As a reminder, unless it has waived the requirement to hold an AGM, a Guernsey company must hold its first annual general meeting within 18 months of incorporation. Thereafter, it must hold an annual general meeting in every calendar year provided that no more than 15 months shall elapse between each AGM.

The board of directors of a company must act but what are the options for the board of directors and what steps could they take?

Review the Articles of Incorporation

The first step is to review the company’s articles of incorporation which may contain specific requirements relating to shareholder meetings, including their location or method of communicating at the AGMs. The specific rules relating to shareholder meetings will differ for each company depending upon the provisions of their articles of incorporation (Articles), so advice needs to be sought on a case-by-case basis.

Postponing or delaying the AGM

Whilst this may seem like the most obvious option, as stated, above there are time limits within which AGMs must be held, and therefore a postponement may not be possible if to do so means the statutory time limits for holding the AGM would be exceeded.

Even if a company is in a position where it could delay the AGM for a period and remain within the statutory time limits, with the position regarding the pandemic still unclear and social distancing restrictions and travel restrictions likely to remain in place for a considerable time to come the board may simply be delaying the problem rather than solving it.

Another possible solution, provided the minimum quorum is met and subject to any power under the Articles, is to hold the meeting but resolve at that meeting to defer the consideration of the proposed resolutions to another time when all shareholders may attend.

Holding virtual or hybrid AGMs

The directors may consider holding either a virtual meeting (all attendees attend virtually) or a hybrid meeting (a physical meeting plus attendance virtually).

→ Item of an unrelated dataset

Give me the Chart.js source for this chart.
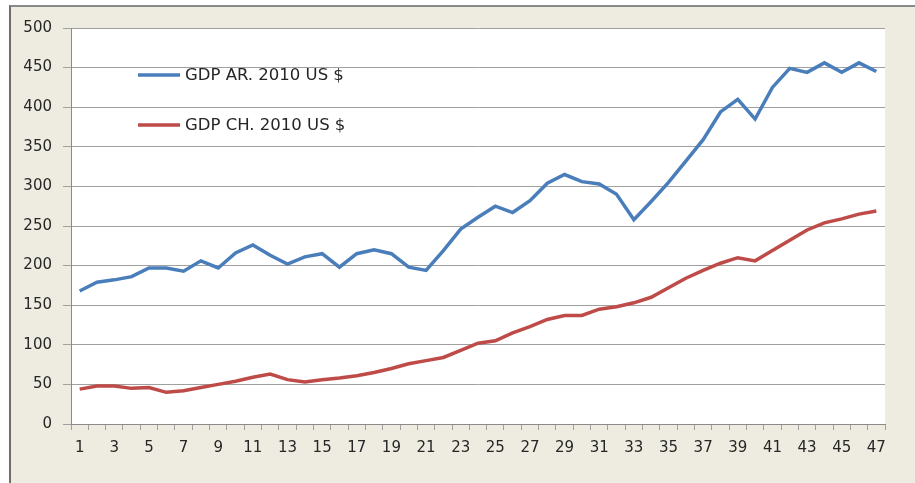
<!DOCTYPE html>
<html>
<head>
<meta charset="utf-8">
<script src="https://cdn.jsdelivr.net/npm/chart.js@4"></script>
<style>
  html, body { margin: 0; padding: 0; background: #fff; width: 915px; height: 483px; overflow: hidden; }
  #frame {
    position: absolute; left: 9px; top: 5px; width: 906px; height: 478px;
    background: #eeece1; border-top: 2px solid #8a8a8a; border-left: 2px solid #6e6e6e;
  }
  #wrap { position: absolute; left: 0; top: 0; width: 915px; height: 483px; }
</style>
</head>
<body>
<div id="frame"></div>
<div id="wrap"><canvas id="chart"></canvas></div>
<script>
const years = ["1","2","3","4","5","6","7","8","9","10","11","12","13","14","15","16",
  "17","18","19","20","21","22","23","24","25","26","27","28","29","30","31","32",
  "33","34","35","36","37","38","39","40","41","42","43","44","45","46","47"];

const gdpAR = [168, 179, 182, 186, 197, 197, 193, 206, 197, 216, 226, 213, 202, 211, 215, 198,
  215, 220, 215, 198, 194, 219, 246, 261, 275, 267, 282, 304, 315, 306, 303, 290,
  258, 281, 305, 332, 359, 394, 410, 385, 425, 449, 444, 456, 444, 456, 445];

const gdpCH = [44, 48, 48, 45, 46, 40, 42, 46, 50, 54, 59, 63, 56, 53, 56, 58,
  61, 65, 70, 76, 80, 84, 93, 102, 105, 115, 123, 132, 137, 137, 145, 148,
  153, 160, 172, 184, 194, 203, 210, 206, 219, 232, 245, 254, 259, 265, 269];

const seriesNames = ["GDP AR. 2010 US $", "GDP CH. 2010 US $"];
const seriesColors = ["#4a7ebb", "#be4b48"];
const yTicks = [0, 50, 100, 150, 200, 250, 300, 350, 400, 450, 500];

const font = { family: "DejaVu Sans", size: 15 };
const gridColor = "#a0a0a0";

const plotBackground = {
  id: "plotBackground",
  beforeDraw(chart) {
    const { ctx, chartArea: a } = chart;
    ctx.save();
    ctx.fillStyle = "#ffffff";
    ctx.fillRect(a.left, a.top, a.right - a.left, a.bottom - a.top);
    ctx.restore();
  },
};

// legend sits inside the plot, upper left
const insideLegend = {
  id: "insideLegend",
  afterDraw(chart) {
    const ctx = chart.ctx;
    ctx.save();
    ctx.font = "16.5px 'DejaVu Sans'";
    ctx.textBaseline = "middle";
    chart.data.datasets.forEach((ds, i) => {
      const y = 75 + i * 50;
      ctx.strokeStyle = ds.borderColor;
      ctx.lineWidth = 3.5;
      ctx.beginPath();
      ctx.moveTo(138, y);
      ctx.lineTo(180, y);
      ctx.stroke();
      ctx.fillStyle = "#262626";
      ctx.fillText(ds.label, 185, y + 1);
    });
    ctx.restore();
  },
};

new Chart(document.getElementById("chart"), {
  type: "line",
  data: {
    labels: years,
    datasets: [
      {
        label: seriesNames[0],
        data: gdpAR,
        borderColor: seriesColors[0],
        borderWidth: 3.5,
        pointRadius: 0,
        tension: 0,
      },
      {
        label: seriesNames[1],
        data: gdpCH,
        borderColor: seriesColors[1],
        borderWidth: 3.5,
        pointRadius: 0,
        tension: 0,
      },
    ],
  },
  options: {
    responsive: true,
    maintainAspectRatio: false,
    animation: false,
    layout: { padding: { left: 0, right: 30, top: 28, bottom: 0 } },
    plugins: {
      legend: { display: false },
      tooltip: { enabled: false },
    },
    scales: {
      x: {
        offset: true,
        afterFit: (s) => { s.height = 59; },
        grid: {
          offset: true,
          drawOnChartArea: false,
          drawTicks: true,
          tickLength: 6,
          color: gridColor,
        },
        border: { display: true, color: "#8a8a8a", width: 1 },
        ticks: {
          autoSkip: false,
          maxRotation: 0,
          padding: 9,
          color: "#262626",
          font: font,
          callback: (v, i) => (i % 2 === 0 ? years[i] : ""),
        },
      },
      y: {
        min: 0,
        max: 500,
        afterFit: (s) => { s.width = 71; },
        afterBuildTicks: (s) => { s.ticks = yTicks.map((v) => ({ value: v })); },
        grid: { color: gridColor, tickLength: 8 },
        border: { display: true, color: "#8a8a8a", width: 1 },
        ticks: { padding: 11, color: "#262626", font: font },
      },
    },
  },
  plugins: [plotBackground, insideLegend],
});
</script>
</body>
</html>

Guernsey law permits general meetings to be held at any place in Guernsey or elsewhere (subject to anything in the company’s articles). There will need to be a quorum for the meeting and any member who is in communication with one or more members and can hear or read what is said or communicated by the others will be deemed to be present at the meeting. Standard articles have included attendance by telephone, but the articles should be checked to ensure that the means of communication is not restricted to particular mediums.

This is, of course, subject to the company’s articles which may impose additional limitations.

Virtual and hybrid meetings shareholders should be encouraged to make use of technology. Where shareholders are not in a position to participate using technology, they should be encouraged to submit a conventional proxy form to allow the shareholders to be represented at the meeting and to vote and count in the quorum.

However, these options are still not ideal as they did not easily enable shareholders to actively participate in the meeting.

If a company must proceed with an AGM in the next few months, advice should be sought an early stage in order to determine the best route to take.